Durante o processo de expulsão do Partido dos Trabalhadores (PT), Julieta contratou João Batista Oliveira de Araújo, mais conhecido como Babá, para ser o advogado dela.
Nesta época, começo dos anos 2000, Babá era deputado federal pelo Pará e também havia sido expulso do PT por discordar de algumas ações do governo Lula. “Eles foram expulsos também, a Heloísa Helena, a Luciana Genro, o João Fontes, porque não votaram a primeira reforma da previdência que o Lula fez. Eles ficaram do lado dos trabalhadores”, disse Lui.
Em virtude dessas divergências em comum com o PT, o advogado convidou a professora de São Carlos para participar da criação do Partido Socialismo e Liberdade (PSOL). “E eu fui, fui nas reuniões, fui para Brasília, assinei vários documentos para poder conseguir fazer o nosso querido PSOL – Partido Socialismo e Liberdade”.
Eleições 2022, união da esquerda contra Bolsonaro e protagonismo do PSOL
Acompanhando a trajetória do partido desde o começo, Julieta diz ter orgulho de participar de um grupo político engajado na luta pelas classes mais oprimidas da sociedade brasileira. “O PSOL está do lado da classe oprimida, a classe trabalhadora e, principalmente, daqueles que estão sem teto, sem alento. Então é muito importante que a gente continue com essa luta junto com todos os explorados desse país, para que a gente possa buscar justiça social”.

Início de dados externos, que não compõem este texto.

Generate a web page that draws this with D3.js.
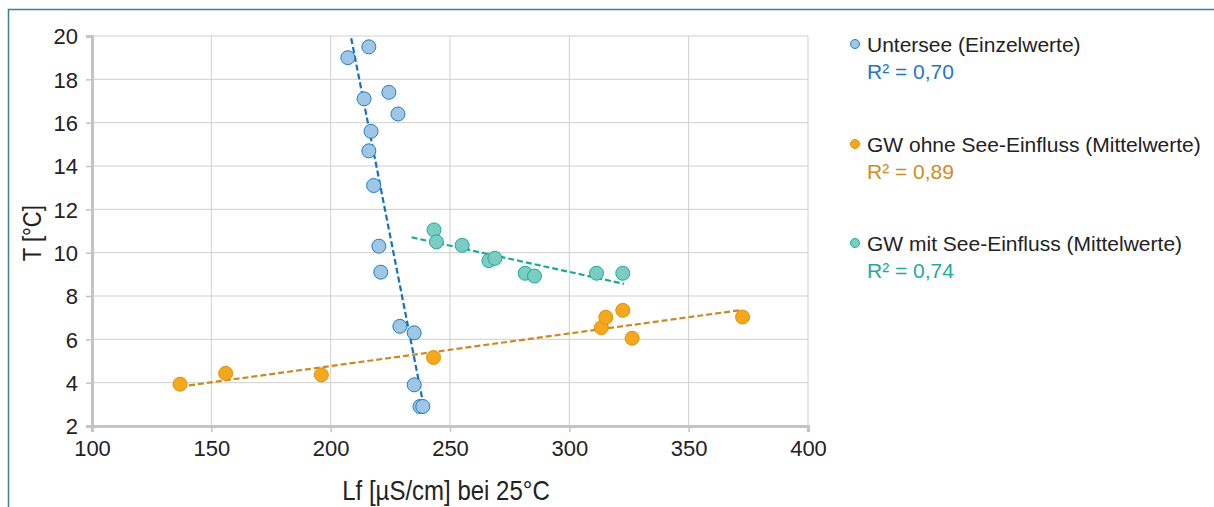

Em relação as eleições presidenciais de 2022, a ex-vereadora disse que será difícil ter uma união dos partidos da esquerda pela não reeleição de Jair Bolsonaro. “É meio difícil, mas nós temos que buscar a unidade de todos aqueles que lutam, de fato, pela classe trabalhadora”.

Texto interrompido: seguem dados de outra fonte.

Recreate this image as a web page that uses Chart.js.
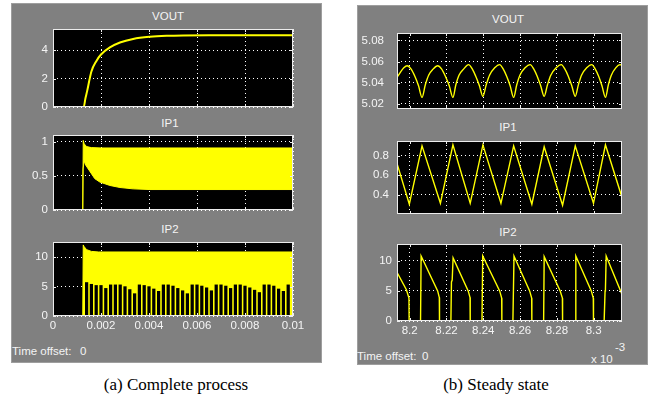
<!DOCTYPE html>
<html><head><meta charset="utf-8">
<script src="https://cdn.jsdelivr.net/npm/chart.js@4.4.1/dist/chart.umd.min.js"></script>
<style>
html,body{margin:0;padding:0;background:#fff;}
#root{position:relative;width:650px;height:402px;overflow:hidden;font-family:'Liberation Sans',Arial,sans-serif;}
.panel{position:absolute;background:#808080;border:1px solid #9e9e9e;box-sizing:border-box;}
canvas{position:absolute;}
.t{position:absolute;color:#f4f4f4;font-size:11.5px;white-space:nowrap;line-height:1;}
.ttl{transform:translate(-50%,-50%);}
.lt{transform:translate(0,-50%);}
.cap{position:absolute;font-family:'Liberation Serif','Times New Roman',serif;font-size:17px;color:#000;transform:translate(-50%,-50%);white-space:nowrap;line-height:1;}
</style></head>
<body>
<div id="root">
  <div class="panel" style="left:11px;top:3px;width:311px;height:360px;"></div>
  <div class="panel" style="left:357px;top:5px;width:291px;height:360px;"></div>
  <div class="t ttl" style="left:168px;top:17px;">VOUT</div>
  <div class="t ttl" style="left:170px;top:124px;">IP1</div>
  <div class="t ttl" style="left:170px;top:230px;">IP2</div>
  <div class="t lt" style="left:12px;top:352px;">Time offset:</div>
  <div class="t lt" style="left:80px;top:352px;">0</div>
  <div class="t ttl" style="left:508px;top:20px;">VOUT</div>
  <div class="t ttl" style="left:508px;top:128px;">IP1</div>
  <div class="t ttl" style="left:508px;top:233px;">IP2</div>
  <div class="t lt" style="left:357px;top:357px;">Time offset:</div>
  <div class="t lt" style="left:422px;top:357px;">0</div>
  <div class="t lt" style="left:591px;top:360px;">x 10</div>
  <div class="t lt" style="left:615px;top:348px;">-3</div>
  <div class="cap" style="left:176px;top:384px;">(a) Complete process</div>
  <div class="cap" style="left:496px;top:384px;">(b) Steady state</div>
</div>
<script>
// ================= (a) Complete process =================
const tickA_x = [0, 0.002, 0.004, 0.006, 0.008, 0.01];
const tickA_xLabels = ['0', '0.002', '0.004', '0.006', '0.008', '0.01'];

const voutA_t = [0, 0.00128, 0.00135, 0.00142, 0.0016, 0.00181, 0.002, 0.00237, 0.00279, 0.00334, 0.00404, 0.00474, 0.00543, 0.0065, 0.01];
const voutA_v = [0, 0, 0.6, 1.1, 2.5, 3.25, 3.7, 4.2, 4.55, 4.8, 4.95, 5.02, 5.05, 5.06, 5.06];
const tickA_vout = [0, 2, 4];
const tickA_voutLabels = ['0', '2', '4'];

const ip1A_upT = [0, 0.00124, 0.00126, 0.0013, 0.0014, 0.0016, 0.002, 0.01];
const ip1A_upV = [0, 0, 1.02, 0.97, 0.93, 0.915, 0.91, 0.91];
const ip1A_loT = [0, 0.00124, 0.00125, 0.0013, 0.00136, 0.00153, 0.00174, 0.00195, 0.00237, 0.00279, 0.00334, 0.00404, 0.006, 0.008, 0.01];
const ip1A_loV = [0, 0, 0.6, 0.72, 0.66, 0.57, 0.46, 0.41, 0.36, 0.33, 0.31, 0.30, 0.30, 0.30, 0.30];
const tickA_ip1 = [0, 0.5, 1];
const tickA_ip1Labels = ['0', '0.5', '1'];

const ip2A_upT = [0, 0.00124, 0.00126, 0.0013, 0.0014, 0.0016, 0.0019, 0.01];
const ip2A_upV = [0, 0, 12.1, 11.8, 11.3, 11.0, 10.9, 10.9];
const ip2A_gapT = [0.0014,0.0016,0.0018,0.0020,0.0022,0.0024,0.0026,0.0028,0.0030,0.0032,0.0034,0.0036,0.0038,0.0040,0.0042,0.0044,0.0046,0.0048,0.0050,0.0052,0.0054,0.0056,0.0058,0.0060,0.0062,0.0064,0.0066,0.0068,0.0070,0.0072,0.0074,0.0076,0.0078,0.0080,0.0082,0.0084,0.0086,0.0088,0.0090,0.0092,0.0094,0.0096,0.0098];
const ip2A_gapH = [5.7,5.4,5.2,5.2,4.7,5.3,5.3,5.3,5.0,4.5,3.8,5.3,5.2,5.0,4.6,4.2,5.3,5.3,5.1,4.7,4.3,3.8,5.3,5.3,5.1,4.8,4.3,5.3,5.3,5.1,4.7,5.3,5.3,5.1,4.8,4.4,4.0,5.3,5.3,5.1,4.6,4.2,5.3];
const tickA_ip2 = [0, 5, 10];
const tickA_ip2Labels = ['0', '5', '10'];

// ================= (b) Steady state (time in units of 1e-3 s) =================
const tickB_x = [8.2, 8.22, 8.24, 8.26, 8.28, 8.3];
const tickB_xLabels = ['8.2', '8.22', '8.24', '8.26', '8.28', '8.3'];

const voutB_t = [8.1931,8.1950,8.1968,8.1986,8.2007,8.2028,8.2048,8.2067,8.2085,8.2103,8.2128,8.2152,8.2173,8.2194,8.2215,8.2235,8.2251,8.2268,8.2294,8.2320,8.2340,8.2359,8.2379,8.2398,8.2416,8.2434,8.2462,8.2489,8.2508,8.2527,8.2546,8.2565,8.2582,8.2599,8.2627,8.2655,8.2674,8.2693,8.2712,8.2731,8.2749,8.2767,8.2796,8.2824,8.2843,8.2862,8.2881,8.2900,8.2917,8.2934,8.2962,8.2990,8.3008,8.3027,8.3045,8.3064,8.3080,8.3096,8.3120,8.3144,8.3154];
const voutB_v = [5.045,5.050,5.054,5.056,5.053,5.046,5.037,5.026,5.038,5.047,5.053,5.056,5.053,5.046,5.037,5.026,5.038,5.047,5.053,5.057,5.053,5.046,5.037,5.027,5.038,5.047,5.054,5.057,5.053,5.046,5.037,5.026,5.038,5.047,5.054,5.057,5.053,5.046,5.037,5.027,5.038,5.047,5.054,5.057,5.053,5.046,5.037,5.027,5.038,5.047,5.054,5.057,5.053,5.046,5.037,5.026,5.038,5.047,5.054,5.057,5.056];
const tickB_vout = [5.02, 5.04, 5.06, 5.08];
const tickB_voutLabels = ['5.02', '5.04', '5.06', '5.08'];

const ip1B_t = [8.1931,8.1998,8.2067,8.2167,8.2235,8.2329,8.2398,8.2496,8.2565,8.2664,8.2731,8.2831,8.2900,8.2999,8.3064,8.3154];
const ip1B_v = [0.72,0.30,0.90,0.31,0.91,0.31,0.91,0.31,0.90,0.30,0.89,0.29,0.90,0.31,0.91,0.37];
const tickB_ip1 = [0.4, 0.6, 0.8];
const tickB_ip1Labels = ['0.4', '0.6', '0.8'];

const ip2B_t = [8.1931,8.1982,8.1996,8.1997,8.2059,8.2062,8.2152,8.2161,8.2162,8.2224,8.2227,8.2231,8.2236,8.2318,8.2328,8.2329,8.2393,8.2397,8.2489,8.2500,8.2501,8.2561,8.2567,8.2652,8.2663,8.2664,8.2728,8.2731,8.2818,8.2830,8.2831,8.2900,8.2903,8.2987,8.2998,8.2999,8.3057,8.3062,8.3064,8.3068,8.3153];
const ip2B_v = [8.1,5.2,3.8,0,0,10.8,5.0,3.9,0,0,6.5,6.8,10.5,5.0,3.9,0,0,10.8,5.0,3.8,0,0,10.8,5.0,3.8,0,0,10.7,5.0,3.8,0,0,10.8,5.0,3.8,0,0,5.0,5.3,10.8,4.5];
const tickB_ip2 = [0, 5, 10];
const tickB_ip2Labels = ['0', '5', '10'];

// ================= rendering =================
const YEL = '#ffff00';
const TXT = '#f4f4f4';
Chart.defaults.font.family = "'Liberation Sans', Arial, sans-serif";
Chart.defaults.font.size = 11.5;
Chart.defaults.color = TXT;

const pts = (t, v) => t.map((x, i) => ({x: x, y: v[i]}));

const scopePlugin = {
  id: 'scope',
  beforeDraw(chart) {
    const {ctx, chartArea: a} = chart;
    ctx.save();
    ctx.fillStyle = '#000';
    ctx.fillRect(a.left, a.top, a.right - a.left, a.bottom - a.top);
    ctx.restore();
  },
  afterDatasetsDraw(chart) {
    const {ctx, chartArea: a, scales} = chart;
    ctx.save();
    ctx.strokeStyle = '#ececec';
    ctx.lineWidth = 1;
    ctx.strokeRect(a.left + 0.5, a.top + 0.5, a.right - a.left - 1, a.bottom - a.top - 1);
    ctx.beginPath();
    scales.x.ticks.forEach(t => {
      const px = Math.round(scales.x.getPixelForValue(t.value)) + 0.5;
      ctx.moveTo(px, a.top); ctx.lineTo(px, a.top + 3);
      ctx.moveTo(px, a.bottom); ctx.lineTo(px, a.bottom - 3);
    });
    scales.y.ticks.forEach(t => {
      const py = Math.round(scales.y.getPixelForValue(t.value)) + 0.5;
      ctx.moveTo(a.left, py); ctx.lineTo(a.left + 3, py);
      ctx.moveTo(a.right, py); ctx.lineTo(a.right - 3, py);
    });
    ctx.stroke();
    ctx.restore();
  }
};

const root = document.getElementById('root');

function makeScope(o) {
  const cv = document.createElement('canvas');
  const cx = o.panelLeft + 1, cy = o.T - 8;
  const xh = o.showX ? 20 : 0;
  const padB = o.showX ? 6 : 8;
  const w = o.R - cx + 22, h = (o.B - o.T) + 8 + xh + padB;
  cv.width = w; cv.height = h;
  cv.style.left = cx + 'px'; cv.style.top = cy + 'px';
  cv.style.width = w + 'px'; cv.style.height = h + 'px';
  root.appendChild(cv);
  const yw = o.L - cx;
  new Chart(cv, {
    type: 'line',
    data: {datasets: o.datasets},
    options: {
      responsive: false, animation: false, devicePixelRatio: 1,
      layout: {padding: {left: 0, top: 8, right: 22, bottom: padB}},
      plugins: {legend: {display: false}, tooltip: {enabled: false}, title: {display: false}},
      elements: {point: {radius: 0}},
      scales: {
        x: {
          type: 'linear', min: o.xMin, max: o.xMax, offset: false,
          afterBuildTicks: s => { s.ticks = o.xTicks.map(v => ({value: v})); },
          afterFit: s => { s.height = xh; s.paddingLeft = 0; s.paddingRight = 0; },
          ticks: {display: o.showX, padding: 3, color: TXT, maxRotation: 0, autoSkip: false,
                  callback: (v, i) => o.xLabels[i]},
          grid: {color: '#ffffff', lineWidth: 1, drawTicks: false, offset: false, borderDash: [1, 3]},
          border: {display: false, dash: [1, 3]}
        },
        y: {
          type: 'linear', min: o.yMin, max: o.yMax,
          afterBuildTicks: s => { s.ticks = o.yTicks.map(v => ({value: v})); },
          afterFit: s => { s.width = yw; s.paddingTop = 0; s.paddingBottom = 0; },
          ticks: {padding: o.yPad, color: TXT, autoSkip: false, callback: (v, i) => o.yLabels[i]},
          grid: {color: '#ffffff', lineWidth: 1, drawTicks: false, borderDash: [1, 3]},
          border: {display: false, dash: [1, 3]}
        }
      }
    },
    plugins: [scopePlugin]
  });
}

const lineDs = (t, v, extra) => Object.assign({
  data: pts(t, v), borderColor: YEL, borderWidth: 1.5, pointRadius: 0, tension: 0, fill: false, order: 1
}, extra || {});

// (a) VOUT
makeScope({panelLeft: 11, L: 53, T: 29, R: 293, B: 107, showX: false,
  xMin: 0, xMax: 0.01, xTicks: tickA_x, xLabels: tickA_xLabels,
  yMin: 0, yMax: 5.5, yTicks: tickA_vout, yLabels: tickA_voutLabels, yPad: 5,
  datasets: [lineDs(voutA_t, voutA_v, {borderWidth: 2, cubicInterpolationMode: 'monotone'})]});

// (a) IP1
makeScope({panelLeft: 11, L: 53, T: 135, R: 293, B: 210, showX: false,
  xMin: 0, xMax: 0.01, xTicks: tickA_x, xLabels: tickA_xLabels,
  yMin: 0, yMax: 1.1, yTicks: tickA_ip1, yLabels: tickA_ip1Labels, yPad: 5,
  datasets: [
    lineDs(ip1A_loT, ip1A_loV, {borderWidth: 1}),
    lineDs(ip1A_upT, ip1A_upV, {borderWidth: 1, fill: '-1', backgroundColor: YEL})
  ]});

// (a) IP2
makeScope({panelLeft: 11, L: 53, T: 242, R: 293, B: 316, showX: true,
  xMin: 0, xMax: 0.01, xTicks: tickA_x, xLabels: tickA_xLabels,
  yMin: 0, yMax: 12.6, yTicks: tickA_ip2, yLabels: tickA_ip2Labels, yPad: 5,
  datasets: [
    lineDs(ip2A_upT, ip2A_upV, {borderWidth: 1, fill: 'origin', backgroundColor: YEL, order: 2}),
    {type: 'bar', data: pts(ip2A_gapT, ip2A_gapH), backgroundColor: '#000000', borderWidth: 0,
     barThickness: 2.6, order: 0}
  ]});

// (b) VOUT
makeScope({panelLeft: 357, L: 397, T: 33, R: 622, B: 109, showX: false,
  xMin: 8.1931, xMax: 8.3154, xTicks: tickB_x, xLabels: tickB_xLabels,
  yMin: 5.015, yMax: 5.087, yTicks: tickB_vout, yLabels: tickB_voutLabels, yPad: 13,
  datasets: [lineDs(voutB_t, voutB_v, {borderWidth: 1.4, cubicInterpolationMode: 'monotone'})]});

// (b) IP1
makeScope({panelLeft: 357, L: 397, T: 141, R: 622, B: 214, showX: false,
  xMin: 8.1931, xMax: 8.3154, xTicks: tickB_x, xLabels: tickB_xLabels,
  yMin: 0.2, yMax: 0.95, yTicks: tickB_ip1, yLabels: tickB_ip1Labels, yPad: 8,
  datasets: [lineDs(ip1B_t, ip1B_v, {borderWidth: 1.4})]});

// (b) IP2
makeScope({panelLeft: 357, L: 397, T: 244, R: 622, B: 321, showX: true,
  xMin: 8.1931, xMax: 8.3154, xTicks: tickB_x, xLabels: tickB_xLabels,
  yMin: 0, yMax: 12.8, yTicks: tickB_ip2, yLabels: tickB_ip2Labels, yPad: 5,
  datasets: [lineDs(ip2B_t, ip2B_v, {borderWidth: 1.4})]});
</script>
</body></html>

Mais importante do que pensar em nomes, Julieta ressalta a importância de criar um programa de governo que favoreça os trabalhadores. “Tem que ser um programa que, entrando no poder, não aconteça como o Lula fez no primeiro ano de administração dele, fazendo a reforma da previdência e tirando direitos dos trabalhadores. Nós temos que ter um compromisso daqueles que vão governar com um programa. E esse programa tem que ser realmente do lado daqueles que estão sendo cada vez mais explorados, que são os trabalhadores desse país”, concluiu Julieta Lui.